B. Keaslian Penelitian Penelitian yang dilakukan oleh Weber (2011) menyatakan bahwa jaring labalaba mengandung vitamin K. Pengamatan kandungan protein dalam jaring labalaba telah diamati oleh Gole (2006) yang menyatakan bahwa protein yang terkandung dalam jaring laba-laba tersusun dari fibroin. Fibroin mengandung 40% glisin dan 25% alanin, sisanya berupa glutamin, serin, leusin, valin, prolin, tirosin, dan arginin. Penelitian penyembuhan luka kulit tikus telah dilakukan oleh Kumari dkk. (2010) yang menyatakan bahwa aplikasi salep jaring laba-laba dapat meningkatkan jumlah sel fibroblas, sintesis kolagen, peningkatan kekuatan tensile, kecepatan kontraksi luka dan periode epitelisasi. Kumari dkk. (2010)
6
menyatakan bahwa dosis efektif untuk aplikasi salep jaring laba-laba adalah salep jaring laba-laba konsentrasi 2,5% (w/w). Sejauh penulis ketahui, penelitian tentang penyembuhan luka pasca pencabutan gigi marmut yang diolesi gel jaring laba-laba belum pernah dilakukan.

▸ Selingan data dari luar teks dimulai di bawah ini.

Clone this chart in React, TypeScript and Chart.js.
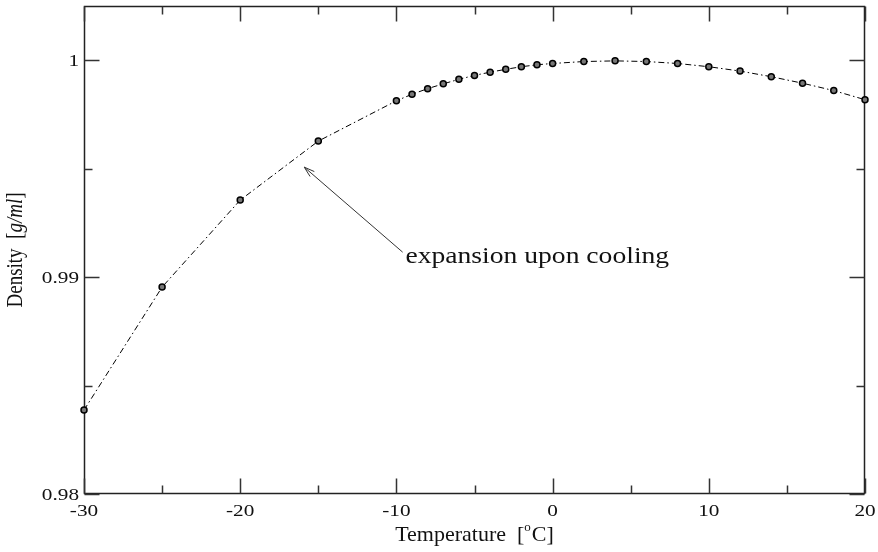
import { useEffect, useRef } from "react";
import { Chart, registerables } from "chart.js";

Chart.register(...registerables);

// ---- data ----
const temperatures = [-30, -25, -20, -15, -10, -9, -8, -7, -6, -5, -4, -3, -2, -1, 0, 2, 4, 6, 8, 10, 12, 14, 16, 18, 20];
const densities = [
  0.98387, 0.98954, 0.99355, 0.99627, 0.99813, 0.99843, 0.99869, 0.99891, 0.99912, 0.9993, 0.99945, 0.99958,
  0.9997, 0.99979, 0.99985, 0.99994, 0.99997, 0.99994, 0.99985, 0.9997, 0.9995, 0.99924, 0.99894, 0.9986, 0.99818,
];
const xMajorTicks = [-30, -20, -10, 0, 10, 20];
const xMinorTicks = [-25, -15, -5, 5, 15];
const xTickLabels = ["-30", "-20", "-10", "0", "10", "20"];
const yMajorTicks = [0.98, 0.99, 1.0];
const yMinorTicks = [0.985, 0.995];
const yTickLabels = ["0.98", "0.99", "1"];
const annotationText = "expansion upon cooling";
const arrowTail = { x: -9.6, y: 0.99115 };
const arrowTip = { x: -15.9, y: 0.99507 };
const annotationAnchor = { x: -9.42, y: 0.99065 };

const SERIF = '"Liberation Serif", "Times New Roman", serif';
const INK = "#111";

function drawStretched(ctx: CanvasRenderingContext2D, text: string, x: number, y: number, font: string, sx: number, align: CanvasTextAlign, baseline: CanvasTextBaseline) {
  ctx.save();
  ctx.font = font;
  ctx.fillStyle = INK;
  ctx.textAlign = align;
  ctx.textBaseline = baseline;
  ctx.translate(x, y);
  ctx.scale(sx, 1);
  ctx.fillText(text, 0, 0);
  ctx.restore();
}

const framePlugin = {
  id: "xmgraceFrame",
  beforeDatasetsDraw(chart: any) {
    const { ctx, chartArea: a, scales } = chart;
    const xs = scales.x;
    const ys = scales.y;
    const L = Math.round(a.left) + 0.5;
    const R = Math.round(a.right) - 0.5;
    const T = Math.round(a.top) + 0.5;
    const B = Math.round(a.bottom) - 0.5;
    ctx.save();
    ctx.strokeStyle = "#222";
    ctx.lineWidth = 1.5;
    ctx.strokeRect(L, T, R - L, B - T);
    ctx.lineWidth = 1.5;
    ctx.strokeStyle = "#333";
    const major = 15;
    const minor = 8;
    ctx.beginPath();
    const xt = (v: number, len: number) => {
      const px = Math.round(xs.getPixelForValue(v)) + 0.5;
      ctx.moveTo(px, B);
      ctx.lineTo(px, B - len);
      ctx.moveTo(px, T);
      ctx.lineTo(px, T + len);
    };
    const yt = (v: number, len: number) => {
      const py = Math.round(ys.getPixelForValue(v)) + 0.5;
      ctx.moveTo(L, py);
      ctx.lineTo(L + len, py);
      ctx.moveTo(R, py);
      ctx.lineTo(R - len, py);
    };
    xMajorTicks.forEach((v) => xt(v, major));
    xMinorTicks.forEach((v) => xt(v, minor));
    yMajorTicks.forEach((v) => yt(v, major));
    yMinorTicks.forEach((v) => yt(v, minor));
    ctx.stroke();
    ctx.restore();
  },
  afterDraw(chart: any) {
    const { ctx, chartArea: a, scales } = chart;
    const xs = scales.x;
    const ys = scales.y;
    const tickFont = `17px ${SERIF}`;
    const tickSx = 1.25;
    // x tick labels
    xMajorTicks.forEach((v, i) => {
      drawStretched(ctx, xTickLabels[i], xs.getPixelForValue(v), a.bottom + 22, tickFont, tickSx, "center", "alphabetic");
    });
    // y tick labels
    yMajorTicks.forEach((v, i) => {
      drawStretched(ctx, yTickLabels[i], a.left - 5, ys.getPixelForValue(v) + 1.5, tickFont, tickSx, "right", "middle");
    });

    // x axis title: Temperature  [°C]
    ctx.save();
    ctx.fillStyle = INK;
    ctx.textBaseline = "alphabetic";
    ctx.textAlign = "left";
    const tFont = `22px ${SERIF}`;
    const supFont = `13px ${SERIF}`;
    ctx.font = tFont;
    const p1 = "Temperature  [";
    const p3 = "C]";
    const w1 = ctx.measureText(p1).width;
    const w3 = ctx.measureText(p3).width;
    ctx.font = supFont;
    const w2 = ctx.measureText("o").width + 1;
    const total = w1 + w2 + w3;
    const x0 = (a.left + a.right) / 2 - total / 2;
    const by = a.bottom + 47;
    ctx.font = tFont;
    ctx.fillText(p1, x0, by);
    ctx.font = supFont;
    ctx.fillText("o", x0 + w1, by - 10);
    ctx.font = tFont;
    ctx.fillText(p3, x0 + w1 + w2, by);
    ctx.restore();

    // y axis title: Density  [g/ml]
    ctx.save();
    ctx.fillStyle = INK;
    ctx.textBaseline = "alphabetic";
    ctx.textAlign = "left";
    const yFont = `19px ${SERIF}`;
    const yItal = `italic 19px ${SERIF}`;
    ctx.font = yFont;
    const q1 = "Density  [";
    const q3 = "]";
    const v1 = ctx.measureText(q1).width;
    const v3 = ctx.measureText(q3).width;
    ctx.font = yItal;
    const q2 = "g/ml";
    const v2 = ctx.measureText(q2).width;
    const tot = v1 + v2 + v3;
    ctx.translate(22, (a.top + a.bottom) / 2);
    ctx.scale(1.2, 1);
    ctx.rotate(-Math.PI / 2);
    const s = -tot / 2;
    ctx.font = yFont;
    ctx.fillText(q1, s, 0);
    ctx.font = yItal;
    ctx.fillText(q2, s + v1, 0);
    ctx.font = yFont;
    ctx.fillText(q3, s + v1 + v2, 0);
    ctx.restore();

    // annotation arrow
    const tx = xs.getPixelForValue(arrowTail.x);
    const ty = ys.getPixelForValue(arrowTail.y);
    const hx = xs.getPixelForValue(arrowTip.x);
    const hy = ys.getPixelForValue(arrowTip.y);
    const ang = Math.atan2(ty - hy, tx - hx);
    const hl = 11;
    const spread = 0.3;
    ctx.save();
    ctx.strokeStyle = "#333";
    ctx.lineWidth = 1;
    ctx.beginPath();
    ctx.moveTo(tx, ty);
    ctx.lineTo(hx, hy);
    ctx.moveTo(hx + hl * Math.cos(ang + spread), hy + hl * Math.sin(ang + spread));
    ctx.lineTo(hx, hy);
    ctx.lineTo(hx + hl * Math.cos(ang - spread), hy + hl * Math.sin(ang - spread));
    ctx.stroke();
    ctx.restore();

    drawStretched(
      ctx,
      annotationText,
      xs.getPixelForValue(annotationAnchor.x),
      ys.getPixelForValue(annotationAnchor.y),
      `23px ${SERIF}`,
      1.2,
      "left",
      "alphabetic"
    );
  },
};

export default function App() {
  const ref = useRef<HTMLCanvasElement | null>(null);
  useEffect(() => {
    if (!ref.current) return;
    const chart = new Chart(ref.current, {
      type: "line",
      data: {
        datasets: [
          {
            data: temperatures.map((t, i) => ({ x: t, y: densities[i] })),
            borderColor: "#000",
            borderWidth: 1,
            borderDash: [6, 3, 1.5, 3],
            pointRadius: 3,
            pointBackgroundColor: "#777",
            pointBorderColor: "#000",
            pointBorderWidth: 1.5,
            tension: 0,
            fill: false,
            clip: false,
          } as any,
        ],
      },
      options: {
        animation: false,
        responsive: true,
        maintainAspectRatio: false,
        layout: { padding: { top: 6, right: 13, left: 0, bottom: 0 } },
        plugins: { legend: { display: false }, tooltip: { enabled: false } },
        scales: {
          x: {
            type: "linear",
            min: -30,
            max: 20,
            ticks: { stepSize: 10, display: false },
            grid: { display: false },
            border: { display: false },
            afterFit: (s: any) => {
              s.height = 58;
            },
          },
          y: {
            type: "linear",
            min: 0.98,
            max: 1.0025,
            ticks: { stepSize: 0.01, display: false, includeBounds: false },
            grid: { display: false },
            border: { display: false },
            afterFit: (s: any) => {
              s.width = 84;
            },
          },
        },
      } as any,
      plugins: [framePlugin],
    });
    return () => chart.destroy();
  }, []);
  return (
    <div style={{ position: "fixed", left: 0, top: 0, width: 878, height: 552, background: "#fff" }}>
      <canvas ref={ref} />
    </div>
  );
}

C. Perumusan Masalah Bagaimanakah pengaruh gel ekstrak jaring laba-laba 2,5% terhadap angiogenesis pada proses penyembuhan luka pasca pencabutan gigi marmut?
D. Tujuan Penelitian Penelitian ini bertujuan untuk mengetahui pengaruh gel ekstrak jaring labalaba 2,5%. terhadap angiogenesis pada proses penyembuhan luka pasca pencabutan gigi marmut.
E. Manfaat Penelitian 1. Mengetahui khasiat ekstrak jaring laba-laba dalam membantu proses penyembuhan luka setelah pencabutan gigi marmut khususnya terhadap peningkatan angiogenesis. 2. Mengembangkan pengetahuan mengenai bahan alami yang dapat membantu proses penyembuhan luka soket pasca ekstraksi gigi. 3. Sebagai referensi informasi untuk melakukan penelitian serta eksplorasi lebih lanjut terhadap pemanfaatan ekstrak jaring laba-laba untuk mempercepat penyembuhan luka.